To analyze whether bevacizumab can inhibit inflammatory angiogenesis and lymphangiogenesis in the cornea. Bevacizumab (Avastin; Roche, Welwyn Garden City, UK) is a recombinant, humanized, monoclonal antibody against VEGF-A that has been approved by the U.S. Food and Drug Administration for the treatment of colon carcinomas.

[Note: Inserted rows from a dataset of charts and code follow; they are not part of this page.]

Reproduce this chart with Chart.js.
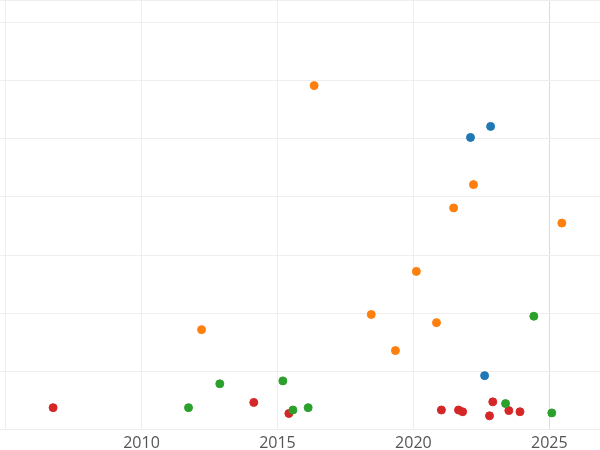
<!DOCTYPE html><html><head><script src="https://cdn.jsdelivr.net/npm/chart.js"></script>
<style>html,body{margin:0;padding:0;background:#fff;overflow:hidden;width:600px;height:450px}#w{width:612px;height:462px;margin-left:-6px;margin-top:-5px}</style></head><body><div id="w"><canvas id="c"></canvas></div>
<script>
const blueX=[2022.10,2022.84,2022.62], blueY=[5.02,5.21,0.93];
const orangeX=[2016.35,2022.21,2021.48,2025.46,2020.11,2018.45,2020.85,2019.34,2012.21];
const orangeY=[5.91,4.21,3.81,3.55,2.72,1.98,1.84,1.36,1.72];
const greenX=[2024.43,2012.88,2015.20,2011.73,2015.57,2016.13,2023.39,2025.09];
const greenY=[1.95,0.79,0.84,0.38,0.34,0.38,0.45,0.29];
const redX=[2006.75,2014.13,2015.42,2021.03,2021.66,2021.81,2022.92,2022.80,2023.51,2023.92];
const redY=[0.38,0.47,0.28,0.34,0.34,0.31,0.48,0.24,0.33,0.31];
const xTicks=[2005,2010,2015,2020,2025];
const pts=(xs,ys)=>xs.map((x,i)=>({x,y:ys[i]}));
const ds=(xs,ys,c)=>({data:pts(xs,ys),backgroundColor:c,borderColor:c,pointRadius:4,pointHoverRadius:4});
new Chart(document.getElementById('c'),{type:'scatter',
data:{datasets:[ds(blueX,blueY,'#1f77b4'),ds(orangeX,orangeY,'#ff7f0e'),ds(greenX,greenY,'#2ca02c'),ds(redX,redY,'#d62728')]},
options:{responsive:true,maintainAspectRatio:false,animation:false,layout:{padding:0},
plugins:{legend:{display:false},tooltip:{enabled:false}},
scales:{x:{type:'linear',min:2004.76,max:2026.9,
afterBuildTicks:a=>{a.ticks=xTicks.map(v=>({value:v}));},
ticks:{color:'#555',font:{family:'Open Sans',size:16},callback:v=>v===2005?'':String(v),padding:4},
grid:{color:c=>c.tick&&c.tick.value===2025?'#dcdcdc':'#eeeeee',drawTicks:false},border:{display:false}},
y:{min:0,max:7.38,ticks:{display:false,stepSize:1},grid:{color:'#eeeeee',drawTicks:false},border:{display:false}}}}});
</script></body></html>
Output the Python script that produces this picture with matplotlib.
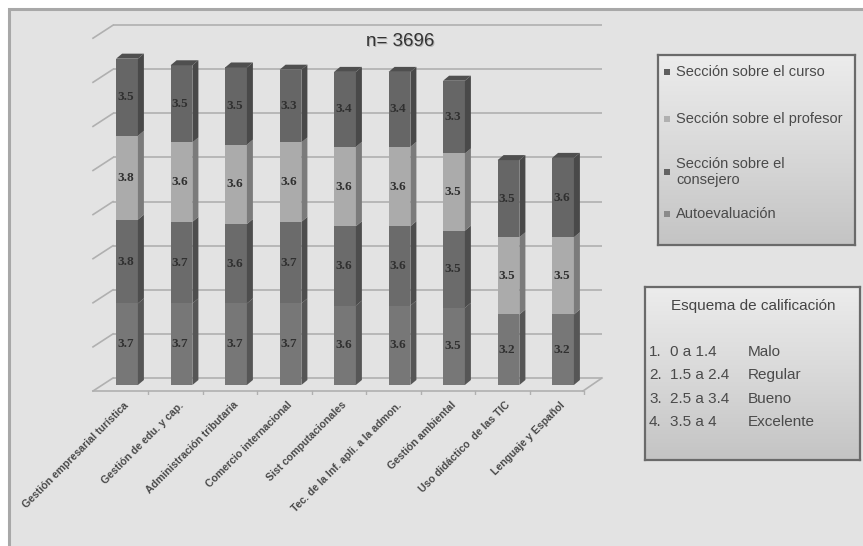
import matplotlib
matplotlib.use("Agg")
import matplotlib.pyplot as plt
import numpy as np
from matplotlib.patches import Polygon, Rectangle
from matplotlib.colors import to_rgb

# ---- data -------------------------------------------------------------
categories = [
    "Gestión empresarial turística",
    "Gestión de edu. y cap.",
    "Administración tributaria",
    "Comercio internacional",
    "Sist computacionales",
    "Tec. de la Inf. apli. a la admon.",
    "Gestión ambiental",
    "Uso didáctico  de las TIC",
    "Lenguaje y Español",
]
autoevaluacion = [3.7, 3.7, 3.7, 3.7, 3.6, 3.6, 3.5, 3.2, 3.2]
consejero = [3.8, 3.7, 3.6, 3.7, 3.6, 3.6, 3.5, 0.0, 0.0]
profesor = [3.8, 3.6, 3.6, 3.6, 3.6, 3.6, 3.5, 3.5, 3.5]
curso = [3.5, 3.5, 3.5, 3.3, 3.4, 3.4, 3.3, 3.5, 3.6]

series_names = ["Autoevaluación", "Sección sobre el consejero",
                "Sección sobre el profesor", "Sección sobre el curso"]
series_values = [autoevaluacion, consejero, profesor, curso]
series_colors = ["#777777", "#6b6b6b", "#ababab", "#666666"]

legend_labels = ["Sección sobre el curso", "Sección sobre el profesor",
                 "Sección sobre el\nconsejero", "Autoevaluación"]
legend_colors = ["#5e5e5e", "#b0b0b0", "#636363", "#8a8a8a"]

scale_title = "Esquema de calificación"
scale_nums = ["1.", "2.", "3.", "4."]
scale_ranges = ["0 a 1.4", "1.5 a 2.4", "2.5 a 3.4", "3.5 a 4"]
scale_names = ["Malo", "Regular", "Bueno", "Excelente"]
sample_label = "n= 3696"
grid_values = np.arange(0, 17, 2)

# ---- figure / geometry -------------------------------------------------
W, H = 863, 546
fig = plt.figure(figsize=(W / 100, H / 100), dpi=100)
fig.patch.set_facecolor("white")

def fx(px):
    return px / W

def fy(py):
    return 1 - py / H

# outer frame (behind everything)
fig.patches.append(Rectangle((fx(9), fy(560)), fx(900), fy(9) - fy(560),
                             transform=fig.transFigure, facecolor="#e3e3e3",
                             edgecolor="#a8a8a8", linewidth=2.2, zorder=-5))

# main plotting axes, in pixel-calibrated data units
CX0, UX = 127.0, 54.5     # centre of first category, px per category
BASE, UY = 385.0, 22.05   # bar baseline, px per value unit
ax_l, ax_r, ax_t, ax_b = 60, 640, 20, 395
ax = fig.add_axes([fx(ax_l), fy(ax_b), fx(ax_r - ax_l), fy(ax_t) - fy(ax_b)])
ax.set_xlim((ax_l - CX0) / UX, (ax_r - CX0) / UX)
ax.set_ylim((BASE - ax_b) / UY, (BASE - ax_t) / UY)
ax.axis("off")
ax.patch.set_alpha(0)

def dxp(p):
    return p / UX

def dyp(p):
    return p / UY

def xp(px):
    return (px - CX0) / UX

back_dy = dyp(7)
front_dy = dyp(-6)
grid_c = "#b0b0b0"

# back wall grid lines with depth diagonals
for g in grid_values:
    ax.plot([xp(113), xp(602)], [g + back_dy, g + back_dy], color=grid_c,
            lw=1.2, zorder=1, solid_capstyle="butt")
    ax.plot([xp(93), xp(113)], [g + front_dy, g + back_dy], color=grid_c,
            lw=1.2, zorder=1)

# floor
ax.plot([xp(93), xp(583)], [front_dy, front_dy], color=grid_c, lw=1.2, zorder=1)
ax.plot([xp(583), xp(602)], [front_dy, back_dy], color=grid_c, lw=1.2, zorder=1)
xs = np.arange(len(categories))
for i in xs:
    tx = i + 0.5 - dxp(6)
    ax.plot([tx, tx], [front_dy, front_dy - dyp(4)], color=grid_c, lw=1.0, zorder=1)

# bars with simple 3-D side and top faces
bw = 0.40
sdx, sdy = dxp(6), dyp(5)

def darker(c, f):
    r, g, b = to_rgb(c)
    return (r * f, g * f, b * f)

bottom = np.zeros(len(categories))
for name, vals, col in zip(series_names, series_values, series_colors):
    vals = np.asarray(vals, dtype=float)
    bars = ax.bar(xs, vals, bottom=bottom, width=bw, color=col,
                  edgecolor="none", zorder=3)
    for rect, v, b in zip(bars, vals, bottom):
        if v <= 0:
            continue
        x1 = rect.get_x() + rect.get_width()
        side = Polygon([(x1, b), (x1 + sdx, b + sdy), (x1 + sdx, b + v + sdy),
                        (x1, b + v)], closed=True, facecolor=darker(col, 0.72),
                       edgecolor="none", zorder=3)
        ax.add_patch(side)
        ax.text(rect.get_x() + rect.get_width() / 2 - 0.03, b + v / 2,
                f"{v:.1f}", ha="center", va="center", fontsize=9.5,
                fontweight="bold", family="Liberation Serif", color="#303030",
                zorder=5)
    bottom = bottom + vals

# top faces
for i, top in zip(xs, bottom):
    x0 = i - bw / 2
    x1 = i + bw / 2
    ax.add_patch(Polygon([(x0, top), (x0 + sdx, top + sdy), (x1 + sdx, top + sdy),
                          (x1, top)], closed=True, facecolor="#4f4f4f",
                         edgecolor="none", zorder=4))

# category labels
for i, lab in zip(xs, categories):
    ax.text(i - 0.06, dyp(-15), lab, rotation=45, ha="right", va="top",
            rotation_mode="anchor", fontsize=7.6, fontweight="bold",
            family="Liberation Sans", color="#4a4a4a", clip_on=False)

# sample size title
fig.text(fx(401), fy(43), sample_label, fontsize=13.5, color="#b5b5b5",
         family="Liberation Sans", ha="center", va="center")
fig.text(fx(400), fy(42), sample_label, fontsize=13.5, color="#333333",
         family="Liberation Sans", ha="center", va="center")

# gradient boxes
def grad_box(x0, y0, x1, y1):
    bax = fig.add_axes([fx(x0), fy(y1), fx(x1 - x0), fy(y0) - fy(y1)])
    grad = np.linspace(0, 1, 100)[:, None]
    cmap = matplotlib.colors.LinearSegmentedColormap.from_list(
        "g", ["#ececec", "#d9d9d9", "#c4c4c4"])
    bax.imshow(grad, aspect="auto", cmap=cmap, extent=[0, 1, 0, 1], origin="upper")
    bax.set_xticks([])
    bax.set_yticks([])
    for s in bax.spines.values():
        s.set_edgecolor("#6a6a6a")
        s.set_linewidth(1.6)
    return bax

grad_box(658, 55, 855, 245)
leg_y = [72, 119, 172, 214]
for lab, col, y in zip(legend_labels, legend_colors, leg_y):
    fig.patches.append(Rectangle((fx(664), fy(y + 3)), fx(6), fy(y - 3) - fy(y + 3),
                                 transform=fig.transFigure, facecolor=col,
                                 edgecolor="none", zorder=10))
    fig.text(fx(676), fy(y), lab, fontsize=10.5, color="#4a4a4a",
             family="Liberation Sans", ha="left", va="center",
             linespacing=1.15, zorder=10)

grad_box(645, 287, 860, 460)
fig.text(fx(753), fy(306), scale_title, fontsize=11, color="#444444",
         family="Liberation Sans", ha="center", va="center", zorder=10)
for k, (n, r, s) in enumerate(zip(scale_nums, scale_ranges, scale_names)):
    y = 352 + k * 23.3
    fig.text(fx(649), fy(y), n, fontsize=11, color="#4a4a4a",
             family="Liberation Sans", ha="left", va="center", zorder=10)
    fig.text(fx(670), fy(y), r, fontsize=11, color="#4a4a4a",
             family="Liberation Sans", ha="left", va="center", zorder=10)
    fig.text(fx(748), fy(y), s, fontsize=11, color="#4a4a4a",
             family="Liberation Sans", ha="left", va="center", zorder=10)

fig.savefig("out.png", dpi=100, facecolor=fig.get_facecolor())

The mouse model of suture-induced corneal neovascularization was used to assess the antihemangiogenic and antilymphangiogenic effect of bevacizumab by systemic and topical application. Corneal flatmounts were stained with LYVE-1 as a specific lymphatic vascular endothelial marker and CD31 as a pan-endothelial marker, and blood and lymph vascularized areas were analyzed morphometrically. The inhibitory effect of bevacizumab on lymphatic endothelial cells (LECs) was analyzed with a colorimetric (BrdU) proliferation ELISA. The binding ability of bevacizumab to murine VEGF-A was analyzed by Western blot, ELISA, and surface plasmon resonance.


The systemic and topical applications of bevacizumab significantly inhibited the outgrowth of blood (P < 0.006 and P < 0.0001, respectively) and lymphatic (P < 0.002 and P < 0.0001, respectively) vessels. Inhibition of the proliferation of LECs was also significant (P < 0.0001). Western blot analysis, ELISA, and the surface plasmon resonance assay showed that bevacizumab binds murine VEGF-A.


Topical or systemic application of bevacizumab inhibits both inflammation-induced angiogenesis and lymphangiogenesis in the cornea. This finding suggests an important role of VEGF-A in corneal lymphangiogenesis. Bevacizumab may be useful in preventing immune rejections after penetrating keratoplasty or tumor metastasis via lymphatic vessels.